Die nächste Station ist das UNHCR-Zelt. Hier spielt eine noch brutalere Geschichte: Jahre im Lager, Flucht aus dem Sudan, über Libyen, Polizeigewalt, ausgeschlagene Zähne – so ganz lässt sich nicht ausmachen, wessen Geschichte da eigentlich genau erzählt wird.

Wer im Zelt ein „echter Flüchtling“ ist, wer Schauspieler, wer Publikum, wer Chor. Schauspieler sprechen Texte, die offenbar aus Erzählungen der Flüchtlinge montiert sind: rudimentäre Sätze, gebrochene Syntax. Authentisch? Eher real – aber nicht 1:1.

Die dritte Szene spielt in einem Kühlcontainer, in dem das Publikum auf provisorischen Bänken zusammengepfercht wird. Schlimmer aber hat es die beiden junge Männer aus Afghanistan erwischt, die auf dem Weg nach Griechenland sind: Zwischen Europaletten kauern sie in Dunkelheit und Kälte, gepinkelt wird in die Flasche. Einer der beiden verließ die Heimat, weil er das falsche Mädchen liebte. Sie wollten heiraten, gingen zusammen ins Kino. Das Mädchen schlugen die eigenen Brüder tot.

Nicht schlauer, aber herzensklüger

Ein Drinnen, das nur notdürftig schützt, das bedrohliche Draußen, eine Notration, die sie mit uns teilen – und ein Lied. Das ist den drei Geschichten gemeinsam. Und die Hoffnungen, die zuverlässig enttäuschten, auch wenn die Sudanesen, die in Geestenseth untergebracht sind, jetzt wenigstens Fußball spielen können, statt unablässig um ihr Leben zu fürchten.

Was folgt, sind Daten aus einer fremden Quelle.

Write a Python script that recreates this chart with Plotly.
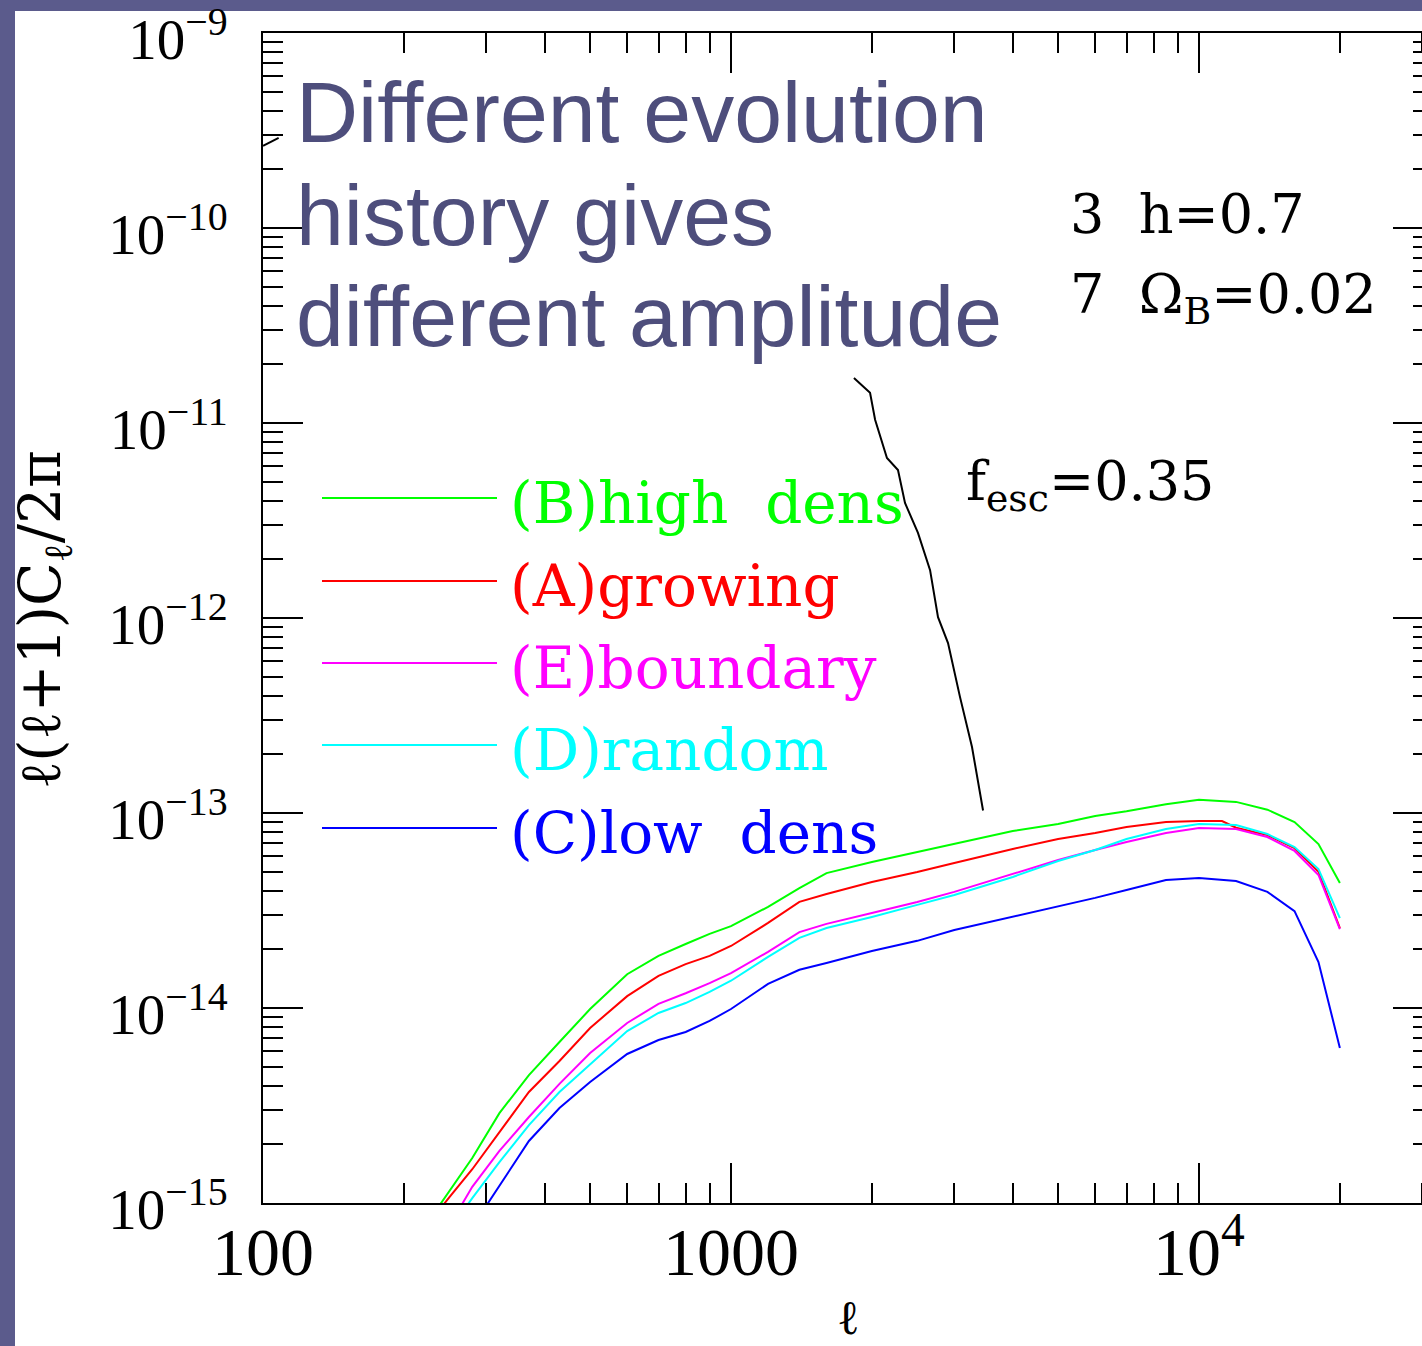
import plotly.graph_objects as go

# ---------------- data ----------------
ell_high = [230, 250, 280, 320, 370, 430, 500, 600, 700, 800, 900, 1000, 1200, 1400, 1600, 2000,
            2500, 3000, 4000, 5000, 6000, 7000, 8500, 10000, 12000, 14000, 16000, 18000, 20000]
cl_high = [8.6e-16, 1.15e-15, 1.70e-15, 2.89e-15, 4.53e-15, 6.69e-15, 9.88e-15, 1.49e-14, 1.85e-14,
           2.13e-14, 2.40e-14, 2.63e-14, 3.30e-14, 4.12e-14, 4.92e-14, 5.61e-14, 6.31e-14, 6.94e-14,
           8.09e-14, 8.78e-14, 9.65e-14, 1.02e-13, 1.11e-13, 1.17e-13, 1.14e-13, 1.04e-13, 8.99e-14,
           6.93e-14, 4.38e-14]

ell_grow = [230, 250, 280, 320, 370, 430, 500, 600, 700, 800, 900, 1000, 1200, 1400, 1600, 2000,
            2500, 3000, 4000, 5000, 6000, 7000, 8500, 10000, 11200, 12000, 14000, 16000, 18000, 20000]
cl_grow = [8.28e-16, 1.07e-15, 1.49e-15, 2.31e-15, 3.71e-15, 5.35e-15, 7.90e-15, 1.15e-14, 1.46e-14,
           1.68e-14, 1.85e-14, 2.08e-14, 2.73e-14, 3.50e-14, 3.84e-14, 4.43e-14, 4.98e-14, 5.54e-14,
           6.54e-14, 7.36e-14, 7.90e-14, 8.48e-14, 8.99e-14, 9.10e-14, 9.10e-14, 8.40e-14, 7.70e-14,
           6.60e-14, 5.00e-14, 2.57e-14]

ell_bound = [250, 280, 320, 370, 430, 500, 600, 700, 800, 900, 1000, 1200, 1400, 1600, 2000,
             2500, 3000, 4000, 5000, 6000, 7000, 8500, 10000, 12000, 14000, 16000, 18000, 20000]
cl_bound = [7.62e-16, 1.21e-15, 1.85e-15, 2.76e-15, 4.08e-15, 5.88e-15, 8.38e-15, 1.05e-14, 1.19e-14,
            1.34e-14, 1.51e-14, 1.94e-14, 2.45e-14, 2.70e-14, 3.07e-14, 3.50e-14, 3.94e-14, 4.87e-14,
            5.74e-14, 6.46e-14, 7.10e-14, 7.90e-14, 8.38e-14, 8.28e-14, 7.53e-14, 6.39e-14, 4.81e-14,
            2.54e-14]

ell_rand = [250, 280, 320, 370, 430, 500, 600, 700, 800, 900, 1000, 1200, 1400, 1600, 2000,
            2500, 3000, 4000, 5000, 6000, 7000, 8500, 10000, 12000, 14000, 16000, 18000, 20000]
cl_rand = [7.19e-16, 1.06e-15, 1.62e-15, 2.51e-15, 3.71e-15, 5.16e-15, 7.62e-15, 9.43e-15, 1.06e-14,
           1.21e-14, 1.38e-14, 1.83e-14, 2.29e-14, 2.57e-14, 2.93e-14, 3.38e-14, 3.80e-14, 4.70e-14,
           5.67e-14, 6.46e-14, 7.36e-14, 8.28e-14, 8.78e-14, 8.68e-14, 7.80e-14, 6.69e-14, 5.16e-14,
           2.89e-14]

ell_low = [280, 320, 370, 430, 500, 600, 700, 800, 900, 1000, 1200, 1400, 1600, 2000,
           2500, 3000, 4000, 5000, 6000, 7000, 8500, 10000, 12000, 14000, 16000, 18000, 20000]
cl_low = [7.53e-16, 1.22e-15, 2.08e-15, 3.07e-15, 4.17e-15, 5.81e-15, 6.85e-15, 7.53e-15, 8.58e-15,
          9.88e-15, 1.33e-14, 1.57e-14, 1.70e-14, 1.96e-14, 2.21e-14, 2.51e-14, 2.93e-14, 3.30e-14,
          3.67e-14, 4.03e-14, 4.53e-14, 4.64e-14, 4.48e-14, 3.94e-14, 3.14e-14, 1.72e-14, 6.24e-15]

# black curve partially hidden behind the slide text
ell_black = [1831, 1982, 2032, 2154, 2274, 2354, 2509, 2663, 2769, 2909, 3085, 3273, 3456]
cl_black = [1.70e-11, 1.43e-11, 1.04e-11, 6.62e-12, 5.74e-12, 3.89e-12, 2.73e-12, 1.76e-12,
            1.01e-12, 7.44e-13, 3.94e-13, 2.18e-13, 1.03e-13]
ell_stub = [100, 108]
cl_stub = [2.64e-10, 2.90e-10]

series_names = ["(B)high\u00a0\u00a0dens", "(A)growing", "(E)boundary", "(D)random", "(C)low\u00a0\u00a0dens"]
series_colors = ["#00ff00", "#ff0000", "#ff00ff", "#00ffff", "#0000ff"]
series_x = [ell_high, ell_grow, ell_bound, ell_rand, ell_low]
series_y = [cl_high, cl_grow, cl_bound, cl_rand, cl_low]

x_tickvals = [100, 1000, 10000]
x_ticktext = ["100", "1000", "10<sup>4</sup>"]
x_minor = [200, 300, 400, 500, 600, 700, 800, 900,
           2000, 3000, 4000, 5000, 6000, 7000, 8000, 9000, 20000, 30000]
y_exponents = [-15, -14, -13, -12, -11, -10, -9]
y_tickvals = [10.0 ** e for e in y_exponents]
y_ticktext = ["10<sup>\u2212%d</sup>" % (-e) for e in y_exponents]
y_minor = [k * 10.0 ** e for e in y_exponents[:-1] for k in range(2, 10)]

title_lines = ["Different evolution", "history gives", "different amplitude"]

# ---------------- layout geometry ----------------
W, H = 1440, 1346          # the right frame edge lies just outside the 1422 px window
L, R, T, B = 263, 7, 33, 143
PW = W - L - R
PH = H - T - B
DECADE_PX = 468.0


def pxx(x):
    return (x - L) / PW


def pxy(y):
    return (H - B - y) / PH


SLIDE = "#5b5b8c"
TITLE_COL = "#4e4e7c"
SERIF = "DejaVu Serif"
TICKFONT = "Liberation Serif"

fig = go.Figure()
for name, xs, ys, col in zip(series_names, series_x, series_y, series_colors):
    fig.add_trace(go.Scatter(x=xs, y=ys, mode="lines", name=name,
                             line=dict(color=col, width=2)))
fig.add_trace(go.Scatter(x=ell_black, y=cl_black, mode="lines", line=dict(color="black", width=2),
                         name="black"))
fig.add_trace(go.Scatter(x=ell_stub, y=cl_stub, mode="lines", line=dict(color="black", width=2),
                         name="stub"))

axis_common = dict(showline=True, linecolor="black", linewidth=2, mirror="ticks",
                   ticks="inside", ticklen=40, tickwidth=2, tickcolor="black",
                   showgrid=False, zeroline=False, ticklabeloverflow="allow", automargin=False)

fig.update_xaxes(type="log", range=[2 - 1e-5, 2 + PW / DECADE_PX], tickmode="array",
                 tickvals=x_tickvals, ticktext=x_ticktext,
                 tickfont=dict(family=TICKFONT, size=68, color="black"),
                 ticklabelstandoff=-12,
                 minor=dict(tickmode="array", tickvals=x_minor, ticks="inside", ticklen=20,
                            tickwidth=2, tickcolor="black", showgrid=False),
                 **axis_common)
fig.update_yaxes(type="log", range=[-15 - 1e-5, -9 + 1e-5], tickmode="array",
                 tickvals=y_tickvals, ticktext=y_ticktext,
                 tickfont=dict(family=TICKFONT, size=57, color="black"),
                 ticklabelstandoff=22, ticklabelshift=6,
                 minor=dict(tickmode="array", tickvals=y_minor, ticks="inside", ticklen=20,
                            tickwidth=2, tickcolor="black", showgrid=False),
                 **axis_common)

shapes = [dict(type="rect", xref="paper", yref="paper", x0=pxx(15), x1=pxx(W) + 0.02,
               y0=pxy(H) - 0.02, y1=pxy(11), fillcolor="white", line=dict(width=0), layer="below")]
legend_rows = [498, 581, 663, 745, 828]
for row, col in zip(legend_rows, series_colors):
    shapes.append(dict(type="line", xref="paper", yref="paper", x0=pxx(322), x1=pxx(497),
                       y0=pxy(row), y1=pxy(row), line=dict(color=col, width=2)))

annotations = []
for txt, yc in zip(title_lines, [112, 215, 316]):
    annotations.append(dict(text=txt, xref="paper", yref="paper", x=pxx(294), y=pxy(yc),
                            xanchor="left", yanchor="middle", showarrow=False,
                            font=dict(family="Liberation Sans", size=86, color=TITLE_COL)))
for name, col, row in zip(series_names, series_colors, legend_rows):
    annotations.append(dict(text=name, xref="paper", yref="paper", x=pxx(508), y=pxy(row + 5),
                            xanchor="left", yanchor="middle", showarrow=False,
                            font=dict(family=SERIF, size=58, color=col)))
for txt, xl, yc in [("3\u00a0\u00a0h=0.7", 1068, 214),
                    ("7\u00a0\u00a0\u03a9<sub>B</sub>=0.02", 1068, 298),
                    ("f<sub>esc</sub>=0.35", 964, 485)]:
    annotations.append(dict(text=txt, xref="paper", yref="paper", x=pxx(xl), y=pxy(yc),
                            xanchor="left", yanchor="middle", showarrow=False,
                            font=dict(family=SERIF, size=54, color="black")))
# axis titles
annotations.append(dict(text="\u2113(\u2113+1)C<sub>\u2113</sub>/2\u03c0", xref="paper", yref="paper",
                        x=pxx(44), y=pxy(620), xanchor="center", yanchor="middle", textangle=-90,
                        showarrow=False, font=dict(family=SERIF, size=57, color="black")))
annotations.append(dict(text="\u2113", xref="paper", yref="paper", x=pxx(848), y=pxy(1317),
                        xanchor="center", yanchor="middle", showarrow=False,
                        font=dict(family=SERIF, size=48, color="black")))

fig.update_layout(width=W, height=H, margin=dict(l=L, r=R, t=T, b=B, pad=0, autoexpand=False),
                  paper_bgcolor=SLIDE, plot_bgcolor="white", showlegend=False,
                  shapes=shapes, annotations=annotations, hovermode=False)

fig.write_html("out.html", config={"displayModeBar": False},
               post_script="document.documentElement.style.overflow='hidden';"
                           "document.body.style.margin='0px';"
                           "document.body.style.overflow='hidden';")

Was Siemssen mit minimaler Requisite zeigt, lässt uns, wenn nicht schlauer, dann doch herzensklüger zurück. Das Theater ist hier ein Stück sozialer Praxis, involviert die Flüchtlinge und nimmt sie ernst. Und entwickelt eine Dringlichkeit, die den Zuschauenden geradezu zwingt, eine Haltung einzunehmen.